Inbox (Books Acquired)
The Hobbit by J.R.R. Tolkien, Illustrated Edition by Jemima Catlin (Houghton Mifflin Harcourt, October 1)–In a hole in the ground there lived a hobbit. And now, in a place of prominence on my bookshelf, there lives a gorgeous illustrated edition of the famous hobbit’s tale. The folks at HMH have been outdoing themselves with hobbit-tastic goodies in anticipation of the second installment of the 3-part film adaptation, and I think this latest piece is my favorite. The illustrations are beautiful complements to the story, and this very nice hardback is just begging to be a holiday gift and bedtime favorite.
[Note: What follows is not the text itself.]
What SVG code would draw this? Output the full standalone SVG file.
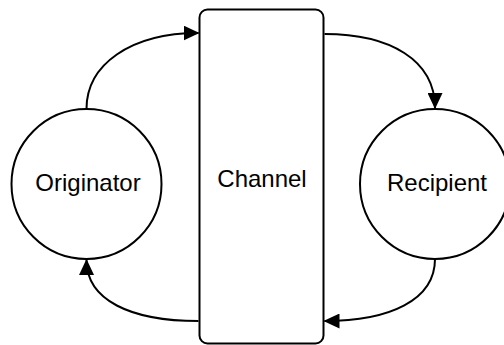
<svg xmlns="http://www.w3.org/2000/svg" width="504" height="345" viewBox="0 0 504 345">
  <style>
    .shape { fill: #ffffff; stroke: #000000; stroke-width: 2; }
    .edge { fill: none; stroke: #000000; stroke-width: 2; marker-end: url(#arrow); }
    .label { font-family: "Liberation Sans", Arial, Helvetica, sans-serif; font-size: 24px; fill: #000000; text-anchor: middle; }
  </style>
  <defs>
    <marker id="arrow" markerUnits="userSpaceOnUse" viewBox="0 0 16 15" refX="15" refY="7.5" markerWidth="16" markerHeight="15" orient="auto">
      <path d="M0,0 L16,7.5 L0,15 Z" fill="#000000"/>
    </marker>
  </defs>

  <g id="channel">
    <rect class="shape" x="199.5" y="9.5" width="124" height="334" rx="8" ry="8"/>
    <text class="label" x="262" y="186.5">Channel</text>
  </g>

  <g id="originator">
    <circle class="shape" cx="86.5" cy="184" r="75"/>
    <text class="label" x="88" y="190.5">Originator</text>
  </g>

  <g id="recipient">
    <circle class="shape" cx="435" cy="184" r="75"/>
    <text class="label" x="437" y="190.5">Recipient</text>
  </g>

  <g id="connectors">
    <path class="edge" d="M86.5,109 C86.5,65 130,33 198.5,33"/>
    <path class="edge" d="M324.5,34 C390,34 435,60 435,108"/>
    <path class="edge" d="M435,259 C435,300 390,321 324.5,321"/>
    <path class="edge" d="M198.5,321 C130,321 86.5,300 86.5,260"/>
  </g>
</svg>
Dust by Yvonne Adhiambo Owuor (A.A. Knopf, January 2014)–This is debut fiction from an award-winning writer, about “a splintered family in Kenya and the struggling nation around it.” It piqued my interest the moment it slipped out of the shipping envelope, and I’m looking forward to meeting this author and her work.
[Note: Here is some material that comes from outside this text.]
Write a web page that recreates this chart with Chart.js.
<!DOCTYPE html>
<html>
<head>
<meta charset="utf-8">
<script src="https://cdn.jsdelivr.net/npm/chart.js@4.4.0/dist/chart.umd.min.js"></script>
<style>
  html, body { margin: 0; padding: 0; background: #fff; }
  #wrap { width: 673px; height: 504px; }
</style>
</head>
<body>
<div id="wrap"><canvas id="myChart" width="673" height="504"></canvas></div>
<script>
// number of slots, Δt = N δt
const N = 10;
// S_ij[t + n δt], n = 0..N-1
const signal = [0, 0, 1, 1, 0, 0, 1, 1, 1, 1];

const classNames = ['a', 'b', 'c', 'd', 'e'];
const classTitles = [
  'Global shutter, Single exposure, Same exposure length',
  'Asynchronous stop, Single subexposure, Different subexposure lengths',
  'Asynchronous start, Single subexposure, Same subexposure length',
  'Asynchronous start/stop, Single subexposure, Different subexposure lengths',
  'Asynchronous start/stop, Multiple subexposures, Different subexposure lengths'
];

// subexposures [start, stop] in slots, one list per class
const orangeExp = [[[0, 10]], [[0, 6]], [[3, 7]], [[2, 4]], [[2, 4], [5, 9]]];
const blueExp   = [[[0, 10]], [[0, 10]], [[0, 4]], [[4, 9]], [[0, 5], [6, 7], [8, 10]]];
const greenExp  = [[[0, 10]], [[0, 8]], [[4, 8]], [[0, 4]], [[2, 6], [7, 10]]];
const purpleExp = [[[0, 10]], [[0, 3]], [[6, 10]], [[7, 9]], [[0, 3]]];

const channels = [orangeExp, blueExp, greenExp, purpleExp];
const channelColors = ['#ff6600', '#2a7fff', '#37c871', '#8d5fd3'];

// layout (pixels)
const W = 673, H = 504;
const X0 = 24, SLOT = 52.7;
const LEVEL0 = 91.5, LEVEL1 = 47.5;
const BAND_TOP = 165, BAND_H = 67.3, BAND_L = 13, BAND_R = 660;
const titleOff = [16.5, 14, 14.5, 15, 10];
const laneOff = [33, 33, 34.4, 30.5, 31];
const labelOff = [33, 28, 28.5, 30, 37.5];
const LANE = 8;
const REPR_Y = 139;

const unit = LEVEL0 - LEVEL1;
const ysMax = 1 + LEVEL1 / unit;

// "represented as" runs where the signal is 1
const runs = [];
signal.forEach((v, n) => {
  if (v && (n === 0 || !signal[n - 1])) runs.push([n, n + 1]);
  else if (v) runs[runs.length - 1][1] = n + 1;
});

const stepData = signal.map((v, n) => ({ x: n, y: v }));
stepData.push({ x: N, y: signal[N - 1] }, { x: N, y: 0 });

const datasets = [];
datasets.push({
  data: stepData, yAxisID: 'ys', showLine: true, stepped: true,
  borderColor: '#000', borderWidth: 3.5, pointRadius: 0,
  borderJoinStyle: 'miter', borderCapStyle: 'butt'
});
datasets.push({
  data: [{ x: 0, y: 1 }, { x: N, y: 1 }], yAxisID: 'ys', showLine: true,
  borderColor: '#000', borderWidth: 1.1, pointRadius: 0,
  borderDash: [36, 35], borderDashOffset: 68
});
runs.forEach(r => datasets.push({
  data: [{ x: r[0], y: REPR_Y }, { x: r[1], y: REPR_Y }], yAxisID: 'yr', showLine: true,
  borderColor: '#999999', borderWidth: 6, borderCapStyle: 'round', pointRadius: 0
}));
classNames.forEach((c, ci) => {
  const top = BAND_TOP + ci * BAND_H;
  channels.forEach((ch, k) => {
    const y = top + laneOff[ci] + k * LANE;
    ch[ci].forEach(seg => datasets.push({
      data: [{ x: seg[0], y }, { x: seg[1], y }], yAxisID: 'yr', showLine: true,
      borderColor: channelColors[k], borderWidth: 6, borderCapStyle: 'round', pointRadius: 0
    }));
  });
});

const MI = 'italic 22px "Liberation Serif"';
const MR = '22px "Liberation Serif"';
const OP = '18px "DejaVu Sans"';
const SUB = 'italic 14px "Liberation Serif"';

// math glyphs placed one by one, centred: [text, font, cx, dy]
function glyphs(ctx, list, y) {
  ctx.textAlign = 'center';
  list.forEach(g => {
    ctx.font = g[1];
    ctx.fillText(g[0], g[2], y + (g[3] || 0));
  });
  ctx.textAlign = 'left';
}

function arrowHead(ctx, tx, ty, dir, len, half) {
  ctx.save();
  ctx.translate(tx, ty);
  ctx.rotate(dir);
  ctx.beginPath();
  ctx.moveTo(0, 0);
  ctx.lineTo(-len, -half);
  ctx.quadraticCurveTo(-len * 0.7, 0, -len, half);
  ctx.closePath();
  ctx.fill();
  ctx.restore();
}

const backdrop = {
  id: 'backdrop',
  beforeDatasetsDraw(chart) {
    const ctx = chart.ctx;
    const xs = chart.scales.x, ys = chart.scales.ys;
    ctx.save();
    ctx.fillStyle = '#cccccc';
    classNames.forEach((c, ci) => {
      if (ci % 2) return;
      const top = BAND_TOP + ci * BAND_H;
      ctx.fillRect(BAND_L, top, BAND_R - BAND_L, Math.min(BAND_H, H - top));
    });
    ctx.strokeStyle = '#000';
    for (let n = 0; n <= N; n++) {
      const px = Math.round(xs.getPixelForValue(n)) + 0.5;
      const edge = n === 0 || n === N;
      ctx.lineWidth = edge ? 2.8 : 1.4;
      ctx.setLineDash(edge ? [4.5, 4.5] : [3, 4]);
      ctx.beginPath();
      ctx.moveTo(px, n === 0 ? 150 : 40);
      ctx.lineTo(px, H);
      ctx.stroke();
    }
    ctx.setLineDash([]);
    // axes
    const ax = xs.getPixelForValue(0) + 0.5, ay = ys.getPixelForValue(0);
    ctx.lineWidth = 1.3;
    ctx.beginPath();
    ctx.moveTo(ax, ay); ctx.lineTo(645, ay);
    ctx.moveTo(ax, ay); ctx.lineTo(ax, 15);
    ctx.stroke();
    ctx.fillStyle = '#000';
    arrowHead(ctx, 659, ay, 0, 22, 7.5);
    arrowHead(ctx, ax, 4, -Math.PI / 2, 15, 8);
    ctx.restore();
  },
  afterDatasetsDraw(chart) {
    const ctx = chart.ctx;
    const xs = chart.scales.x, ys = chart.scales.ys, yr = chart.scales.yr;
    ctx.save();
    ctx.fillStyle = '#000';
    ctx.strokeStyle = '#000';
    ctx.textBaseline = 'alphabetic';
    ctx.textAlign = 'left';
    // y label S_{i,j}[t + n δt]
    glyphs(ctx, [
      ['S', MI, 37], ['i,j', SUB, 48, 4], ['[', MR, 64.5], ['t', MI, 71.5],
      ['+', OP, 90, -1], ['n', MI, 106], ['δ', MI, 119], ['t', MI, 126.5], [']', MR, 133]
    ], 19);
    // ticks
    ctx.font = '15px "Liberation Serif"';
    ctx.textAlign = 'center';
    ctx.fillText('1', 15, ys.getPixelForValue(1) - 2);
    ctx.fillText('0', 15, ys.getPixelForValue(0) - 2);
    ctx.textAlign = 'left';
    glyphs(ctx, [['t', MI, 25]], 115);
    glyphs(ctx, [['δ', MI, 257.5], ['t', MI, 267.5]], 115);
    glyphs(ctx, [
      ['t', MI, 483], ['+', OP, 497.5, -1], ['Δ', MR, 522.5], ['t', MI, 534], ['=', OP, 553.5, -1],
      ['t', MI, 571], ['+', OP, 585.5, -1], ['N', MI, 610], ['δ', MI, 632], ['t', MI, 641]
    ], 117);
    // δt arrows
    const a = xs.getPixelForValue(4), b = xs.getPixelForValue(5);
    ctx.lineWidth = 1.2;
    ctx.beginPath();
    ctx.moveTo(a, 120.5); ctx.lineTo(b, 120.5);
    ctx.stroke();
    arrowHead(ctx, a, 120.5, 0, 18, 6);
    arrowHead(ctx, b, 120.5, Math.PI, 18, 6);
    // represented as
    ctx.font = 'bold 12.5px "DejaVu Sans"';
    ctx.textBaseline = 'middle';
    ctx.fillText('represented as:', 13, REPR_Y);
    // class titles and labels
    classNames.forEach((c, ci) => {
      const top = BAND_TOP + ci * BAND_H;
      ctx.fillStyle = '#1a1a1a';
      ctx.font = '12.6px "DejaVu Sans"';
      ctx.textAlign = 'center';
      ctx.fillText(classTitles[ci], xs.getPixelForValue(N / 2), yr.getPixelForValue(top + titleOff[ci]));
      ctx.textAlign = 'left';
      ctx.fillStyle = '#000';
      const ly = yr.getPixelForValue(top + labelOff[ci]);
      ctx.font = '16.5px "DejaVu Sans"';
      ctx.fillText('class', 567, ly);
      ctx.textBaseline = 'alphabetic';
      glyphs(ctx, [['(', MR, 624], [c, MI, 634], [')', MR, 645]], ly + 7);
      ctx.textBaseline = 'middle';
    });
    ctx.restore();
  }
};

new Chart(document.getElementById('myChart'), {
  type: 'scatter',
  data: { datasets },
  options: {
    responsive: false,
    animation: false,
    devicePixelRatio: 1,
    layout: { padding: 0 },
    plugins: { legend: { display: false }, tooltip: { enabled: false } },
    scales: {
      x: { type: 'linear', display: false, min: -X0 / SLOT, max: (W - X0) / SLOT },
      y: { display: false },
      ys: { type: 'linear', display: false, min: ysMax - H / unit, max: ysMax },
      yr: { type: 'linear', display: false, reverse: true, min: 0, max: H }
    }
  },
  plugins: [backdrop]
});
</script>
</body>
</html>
Bared to You by Sylvia Day–What can I say? My ongoing adventures in romance and erotica have me all tied up (I’m sorry, that pun was totally intended, and I am very ashamed of myself) trying to understand how and why the Very Buzzy Books become so big. Sylvia Day has been a successful romance writer for a while (and she is currently the president of the Romance Writes of America), but the series that kicks off with this title, which came out hot on the heels of 50 Shades, has undeniably been her break out. And I’ve gotta know why.
Outbox (Books Finished)
Anything That Moves: Renegade Chefs, Fearless Eaters, and the Making of a New American Food Culture by Dana Goodyear (Riverhead, November 14)–If in the not so distant past you’ve found yourself eating something considered adventurous or challenging, or if you’ve wondered how we got to this place in which being a food lover is equated with a snout-to-tail, try anything once, eat-everything-that-doesn’t-eat-you-first philosophy, this is the book you’ve been waiting for. Working as a kind of embedded reporter, Goodyear goes deep into the ranks of the cooks (professional and self-taught alike), food writers, and everyday eaters who have shaped our contemporary food culture. She begins with Jonathan Gold, the Pulitzer Prize-winning food critic for the LA Times who began as a renegade in search of the weirdest stuff Los Angeles had to offer, and she touches on raw milk advocates, bug eaters, importers, chefs gone rogue, and the underground/black market that makes eating unusual things possible, if not always legal.
This is fascinating and occasionally horrifying stuff, and it’s a must-read for anyone who cares about what we eat, how we eat it, and why. Fun, fast-paced, and highly recommended.
In the Queue
With one week of work standing between me and a week at the beach, I’m trying to get into the go-with-the-flow vibe early. My house is basically just a giant TBR pile, so I think I’ll spend some time staring at this weekend and just read whatever pops out.
What’s on tap for you, readers? Did you read anything rad or go on a book-buying binge this week?